Sec. 20. (NEW) (Effective from passage) Notwithstanding any provision of any chapter of title 12 of the general statutes authorizing the superior court to grant such relief as may be equitable and, if tax has been paid prior to the granting of such relief, to order the Treasurer to pay interest on the amount of such relief, the equitable powers of the superior court shall not include: (1) The power to order the Treasurer to pay interest on the amount of such relief, if the provisions of the chapter pursuant to which the appeal was taken to the superior court do not authorize the Commissioner of Revenue Services to pay interest on tax overpayments under said chapter, or (2) the power to order the Treasurer to pay interest in an amount exceeding the amount of interest that the Commissioner of Revenue Services would be authorized to pay, if the provisions of the chapter pursuant to which the appeal was taken to the superior court authorize the Commissioner of Revenue Services to pay interest on tax overpayments under said chapter.

Sec. 21. Section 12-633 of the general statutes is repealed and the following is substituted in lieu thereof (Effective July 1, 2003, and applicable to income years commencing on or after January 1, 2003):

The Commissioner of Revenue Services shall grant a credit against any tax due under the provisions of chapter 207, 208, 209, 210, 211 or 212 in an amount not to exceed [forty] sixty per cent of the total cash amount invested during the taxable year by the business firm in programs operated or created pursuant to proposals approved pursuant to section 12-632, provided a tax credit not to exceed sixty per cent may be allowed for investment in certain energy conservation and employment and training projects as provided in section 12-635.

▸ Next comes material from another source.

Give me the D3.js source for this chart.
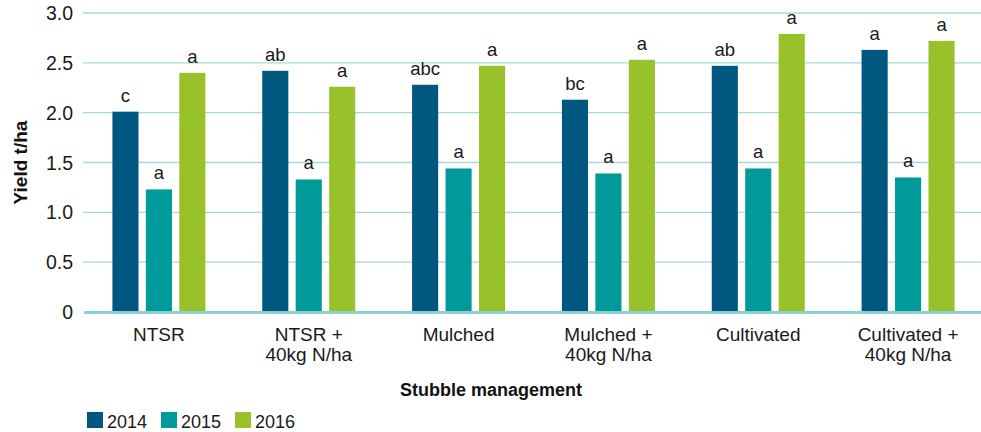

Sec. 22. Section 12-634 of the general statutes is repealed and the following is substituted in lieu thereof (Effective July 1, 2003, and applicable to income years commencing on or after January 1, 2003):

The Commissioner of Revenue Services shall grant a credit against any tax due under the provisions of chapter 207, 208, 209, 210, 211 or 212 in an amount not to exceed [forty] sixty per cent of the total cash amount invested during the taxable year by the business firm in programs operated or created pursuant to proposals approved pursuant to section 12-632 for planning, site preparation, construction, renovation or acquisition of facilities for purposes of establishing a child day care facility to be used primarily by the children of such business firm's employees and equipment installed for such facility, including kitchen appliances, to the extent that such equipment or appliances are necessary in the use of such facility for purposes of child day care, provided: (1) Such facility is operated under the authority of a license issued by the Commissioner of Public Health in accordance with sections 19a-77 to 19a-87, inclusive, (2) such facility is operated without profit by such business firm related to any charges imposed for the use of such facility for purposes of child day care, and (3) the amount of tax credit allowed any business firm under the provisions of this section for any income year may not exceed fifty thousand dollars. If two or more business firms share in the cost of establishing such a facility for the children of their employees, each such taxpayer shall be allowed such credit in relation to the respective share, paid or incurred by such taxpayer, of the total expenditures for the facility in such income year. The commissioner shall not grant a credit pursuant to this section to any taxpayer claiming a credit for the same year pursuant to section 12-217x.